# [Your instructions]
Write the data out again exactly, with no pictures.

start

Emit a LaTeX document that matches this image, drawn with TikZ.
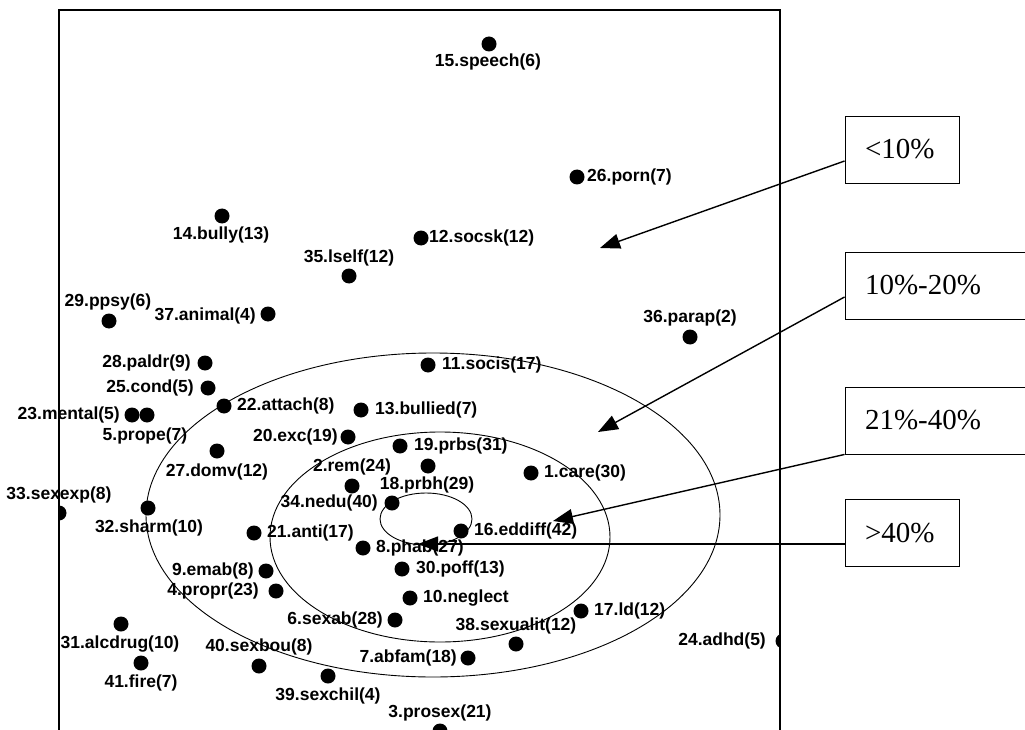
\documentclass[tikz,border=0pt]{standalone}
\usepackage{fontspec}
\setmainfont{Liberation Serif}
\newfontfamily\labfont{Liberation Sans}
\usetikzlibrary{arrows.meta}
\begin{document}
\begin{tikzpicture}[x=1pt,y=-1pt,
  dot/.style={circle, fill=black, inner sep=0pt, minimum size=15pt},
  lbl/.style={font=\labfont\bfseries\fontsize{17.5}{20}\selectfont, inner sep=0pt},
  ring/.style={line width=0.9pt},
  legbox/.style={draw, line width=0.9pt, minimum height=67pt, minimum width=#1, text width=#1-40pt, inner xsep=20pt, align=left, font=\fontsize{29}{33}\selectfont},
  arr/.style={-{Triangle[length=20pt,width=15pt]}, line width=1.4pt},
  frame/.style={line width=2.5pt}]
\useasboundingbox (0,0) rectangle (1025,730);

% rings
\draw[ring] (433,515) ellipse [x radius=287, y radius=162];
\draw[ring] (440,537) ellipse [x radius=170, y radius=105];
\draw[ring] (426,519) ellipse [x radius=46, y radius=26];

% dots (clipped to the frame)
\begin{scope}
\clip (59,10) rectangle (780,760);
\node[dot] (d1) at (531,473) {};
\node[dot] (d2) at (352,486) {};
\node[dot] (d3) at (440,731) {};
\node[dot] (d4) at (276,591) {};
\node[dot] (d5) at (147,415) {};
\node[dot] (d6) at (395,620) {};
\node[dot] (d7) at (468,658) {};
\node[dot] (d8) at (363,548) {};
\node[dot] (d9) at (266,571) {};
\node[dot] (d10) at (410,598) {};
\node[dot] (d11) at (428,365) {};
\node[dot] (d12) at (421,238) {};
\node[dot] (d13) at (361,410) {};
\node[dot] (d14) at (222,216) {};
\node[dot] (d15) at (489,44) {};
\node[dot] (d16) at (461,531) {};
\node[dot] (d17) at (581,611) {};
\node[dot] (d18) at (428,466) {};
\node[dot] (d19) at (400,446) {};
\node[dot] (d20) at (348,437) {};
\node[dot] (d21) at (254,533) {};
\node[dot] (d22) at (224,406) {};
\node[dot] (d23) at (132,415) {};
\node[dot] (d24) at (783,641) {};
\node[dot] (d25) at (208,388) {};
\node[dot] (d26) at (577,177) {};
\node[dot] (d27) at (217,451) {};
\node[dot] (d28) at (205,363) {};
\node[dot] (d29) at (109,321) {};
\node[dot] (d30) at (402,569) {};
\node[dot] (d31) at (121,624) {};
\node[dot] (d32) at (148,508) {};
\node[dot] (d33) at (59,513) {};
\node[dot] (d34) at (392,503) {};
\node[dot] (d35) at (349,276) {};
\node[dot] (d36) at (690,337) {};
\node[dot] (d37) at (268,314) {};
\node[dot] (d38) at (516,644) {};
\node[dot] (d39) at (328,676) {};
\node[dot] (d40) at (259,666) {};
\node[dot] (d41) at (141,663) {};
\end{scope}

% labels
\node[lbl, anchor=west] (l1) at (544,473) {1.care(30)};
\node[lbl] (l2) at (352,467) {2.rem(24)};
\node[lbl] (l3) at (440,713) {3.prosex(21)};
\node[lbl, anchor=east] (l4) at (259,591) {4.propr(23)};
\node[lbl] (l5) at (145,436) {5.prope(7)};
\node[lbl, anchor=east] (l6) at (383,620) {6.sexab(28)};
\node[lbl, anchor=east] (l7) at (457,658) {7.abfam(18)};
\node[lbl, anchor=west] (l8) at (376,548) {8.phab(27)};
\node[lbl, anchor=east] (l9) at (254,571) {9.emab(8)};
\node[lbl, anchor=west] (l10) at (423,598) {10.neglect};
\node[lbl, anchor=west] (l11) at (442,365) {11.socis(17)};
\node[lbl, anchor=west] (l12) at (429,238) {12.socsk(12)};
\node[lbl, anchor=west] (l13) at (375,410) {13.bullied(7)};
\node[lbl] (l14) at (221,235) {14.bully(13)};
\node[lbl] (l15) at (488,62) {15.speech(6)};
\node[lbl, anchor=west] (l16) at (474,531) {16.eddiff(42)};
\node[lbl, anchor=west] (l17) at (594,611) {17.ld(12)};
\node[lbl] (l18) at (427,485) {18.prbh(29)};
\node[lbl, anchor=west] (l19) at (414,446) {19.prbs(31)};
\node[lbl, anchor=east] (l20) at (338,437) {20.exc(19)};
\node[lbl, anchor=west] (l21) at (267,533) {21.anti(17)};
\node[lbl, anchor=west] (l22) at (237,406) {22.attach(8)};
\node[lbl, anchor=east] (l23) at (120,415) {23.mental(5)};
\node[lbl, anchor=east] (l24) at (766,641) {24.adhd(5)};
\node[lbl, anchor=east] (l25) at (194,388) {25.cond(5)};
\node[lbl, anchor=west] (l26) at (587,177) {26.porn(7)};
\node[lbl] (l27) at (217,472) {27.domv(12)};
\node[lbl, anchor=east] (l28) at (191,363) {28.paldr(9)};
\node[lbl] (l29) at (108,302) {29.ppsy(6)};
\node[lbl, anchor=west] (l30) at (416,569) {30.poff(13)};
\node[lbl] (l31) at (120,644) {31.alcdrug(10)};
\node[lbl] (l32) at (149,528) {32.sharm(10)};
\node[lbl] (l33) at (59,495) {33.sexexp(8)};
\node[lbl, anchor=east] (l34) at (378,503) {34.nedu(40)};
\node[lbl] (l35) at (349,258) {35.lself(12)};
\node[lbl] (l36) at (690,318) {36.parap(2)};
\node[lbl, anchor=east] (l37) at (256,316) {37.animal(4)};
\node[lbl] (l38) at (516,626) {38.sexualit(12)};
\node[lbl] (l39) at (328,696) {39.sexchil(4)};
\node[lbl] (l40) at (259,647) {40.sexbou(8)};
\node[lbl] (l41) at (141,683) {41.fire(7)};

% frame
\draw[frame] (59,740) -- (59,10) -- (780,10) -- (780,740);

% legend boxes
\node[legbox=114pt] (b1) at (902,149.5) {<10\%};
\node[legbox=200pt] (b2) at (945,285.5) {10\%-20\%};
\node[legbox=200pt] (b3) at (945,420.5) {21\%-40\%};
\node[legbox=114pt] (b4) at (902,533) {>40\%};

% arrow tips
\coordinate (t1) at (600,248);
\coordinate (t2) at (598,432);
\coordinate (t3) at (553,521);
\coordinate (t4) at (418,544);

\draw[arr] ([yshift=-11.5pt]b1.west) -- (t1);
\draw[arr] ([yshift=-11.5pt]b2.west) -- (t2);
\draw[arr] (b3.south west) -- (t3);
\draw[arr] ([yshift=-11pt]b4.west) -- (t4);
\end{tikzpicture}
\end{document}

end

# [Worked solution]
Emit a LaTeX document that matches this image, drawn with TikZ.
\documentclass[tikz,border=0pt]{standalone}
\usepackage{fontspec}
\setmainfont{Liberation Serif}
\newfontfamily\labfont{Liberation Sans}
\usetikzlibrary{arrows.meta}
\begin{document}
\begin{tikzpicture}[x=1pt,y=-1pt,
  dot/.style={circle, fill=black, inner sep=0pt, minimum size=15pt},
  lbl/.style={font=\labfont\bfseries\fontsize{17.5}{20}\selectfont, inner sep=0pt},
  ring/.style={line width=0.9pt},
  legbox/.style={draw, line width=0.9pt, minimum height=67pt, minimum width=#1, text width=#1-40pt, inner xsep=20pt, align=left, font=\fontsize{29}{33}\selectfont},
  arr/.style={-{Triangle[length=20pt,width=15pt]}, line width=1.4pt},
  frame/.style={line width=2.5pt}]
\useasboundingbox (0,0) rectangle (1025,730);

% rings
\draw[ring] (433,515) ellipse [x radius=287, y radius=162];
\draw[ring] (440,537) ellipse [x radius=170, y radius=105];
\draw[ring] (426,519) ellipse [x radius=46, y radius=26];

% dots (clipped to the frame)
\begin{scope}
\clip (59,10) rectangle (780,760);
\node[dot] (d1) at (531,473) {};
\node[dot] (d2) at (352,486) {};
\node[dot] (d3) at (440,731) {};
\node[dot] (d4) at (276,591) {};
\node[dot] (d5) at (147,415) {};
\node[dot] (d6) at (395,620) {};
\node[dot] (d7) at (468,658) {};
\node[dot] (d8) at (363,548) {};
\node[dot] (d9) at (266,571) {};
\node[dot] (d10) at (410,598) {};
\node[dot] (d11) at (428,365) {};
\node[dot] (d12) at (421,238) {};
\node[dot] (d13) at (361,410) {};
\node[dot] (d14) at (222,216) {};
\node[dot] (d15) at (489,44) {};
\node[dot] (d16) at (461,531) {};
\node[dot] (d17) at (581,611) {};
\node[dot] (d18) at (428,466) {};
\node[dot] (d19) at (400,446) {};
\node[dot] (d20) at (348,437) {};
\node[dot] (d21) at (254,533) {};
\node[dot] (d22) at (224,406) {};
\node[dot] (d23) at (132,415) {};
\node[dot] (d24) at (783,641) {};
\node[dot] (d25) at (208,388) {};
\node[dot] (d26) at (577,177) {};
\node[dot] (d27) at (217,451) {};
\node[dot] (d28) at (205,363) {};
\node[dot] (d29) at (109,321) {};
\node[dot] (d30) at (402,569) {};
\node[dot] (d31) at (121,624) {};
\node[dot] (d32) at (148,508) {};
\node[dot] (d33) at (59,513) {};
\node[dot] (d34) at (392,503) {};
\node[dot] (d35) at (349,276) {};
\node[dot] (d36) at (690,337) {};
\node[dot] (d37) at (268,314) {};
\node[dot] (d38) at (516,644) {};
\node[dot] (d39) at (328,676) {};
\node[dot] (d40) at (259,666) {};
\node[dot] (d41) at (141,663) {};
\end{scope}

% labels
\node[lbl, anchor=west] (l1) at (544,473) {1.care(30)};
\node[lbl] (l2) at (352,467) {2.rem(24)};
\node[lbl] (l3) at (440,713) {3.prosex(21)};
\node[lbl, anchor=east] (l4) at (259,591) {4.propr(23)};
\node[lbl] (l5) at (145,436) {5.prope(7)};
\node[lbl, anchor=east] (l6) at (383,620) {6.sexab(28)};
\node[lbl, anchor=east] (l7) at (457,658) {7.abfam(18)};
\node[lbl, anchor=west] (l8) at (376,548) {8.phab(27)};
\node[lbl, anchor=east] (l9) at (254,571) {9.emab(8)};
\node[lbl, anchor=west] (l10) at (423,598) {10.neglect};
\node[lbl, anchor=west] (l11) at (442,365) {11.socis(17)};
\node[lbl, anchor=west] (l12) at (429,238) {12.socsk(12)};
\node[lbl, anchor=west] (l13) at (375,410) {13.bullied(7)};
\node[lbl] (l14) at (221,235) {14.bully(13)};
\node[lbl] (l15) at (488,62) {15.speech(6)};
\node[lbl, anchor=west] (l16) at (474,531) {16.eddiff(42)};
\node[lbl, anchor=west] (l17) at (594,611) {17.ld(12)};
\node[lbl] (l18) at (427,485) {18.prbh(29)};
\node[lbl, anchor=west] (l19) at (414,446) {19.prbs(31)};
\node[lbl, anchor=east] (l20) at (338,437) {20.exc(19)};
\node[lbl, anchor=west] (l21) at (267,533) {21.anti(17)};
\node[lbl, anchor=west] (l22) at (237,406) {22.attach(8)};
\node[lbl, anchor=east] (l23) at (120,415) {23.mental(5)};
\node[lbl, anchor=east] (l24) at (766,641) {24.adhd(5)};
\node[lbl, anchor=east] (l25) at (194,388) {25.cond(5)};
\node[lbl, anchor=west] (l26) at (587,177) {26.porn(7)};
\node[lbl] (l27) at (217,472) {27.domv(12)};
\node[lbl, anchor=east] (l28) at (191,363) {28.paldr(9)};
\node[lbl] (l29) at (108,302) {29.ppsy(6)};
\node[lbl, anchor=west] (l30) at (416,569) {30.poff(13)};
\node[lbl] (l31) at (120,644) {31.alcdrug(10)};
\node[lbl] (l32) at (149,528) {32.sharm(10)};
\node[lbl] (l33) at (59,495) {33.sexexp(8)};
\node[lbl, anchor=east] (l34) at (378,503) {34.nedu(40)};
\node[lbl] (l35) at (349,258) {35.lself(12)};
\node[lbl] (l36) at (690,318) {36.parap(2)};
\node[lbl, anchor=east] (l37) at (256,316) {37.animal(4)};
\node[lbl] (l38) at (516,626) {38.sexualit(12)};
\node[lbl] (l39) at (328,696) {39.sexchil(4)};
\node[lbl] (l40) at (259,647) {40.sexbou(8)};
\node[lbl] (l41) at (141,683) {41.fire(7)};

% frame
\draw[frame] (59,740) -- (59,10) -- (780,10) -- (780,740);

% legend boxes
\node[legbox=114pt] (b1) at (902,149.5) {<10\%};
\node[legbox=200pt] (b2) at (945,285.5) {10\%-20\%};
\node[legbox=200pt] (b3) at (945,420.5) {21\%-40\%};
\node[legbox=114pt] (b4) at (902,533) {>40\%};

% arrow tips
\coordinate (t1) at (600,248);
\coordinate (t2) at (598,432);
\coordinate (t3) at (553,521);
\coordinate (t4) at (418,544);

\draw[arr] ([yshift=-11.5pt]b1.west) -- (t1);
\draw[arr] ([yshift=-11.5pt]b2.west) -- (t2);
\draw[arr] (b3.south west) -- (t3);
\draw[arr] ([yshift=-11pt]b4.west) -- (t4);
\end{tikzpicture}
\end{document}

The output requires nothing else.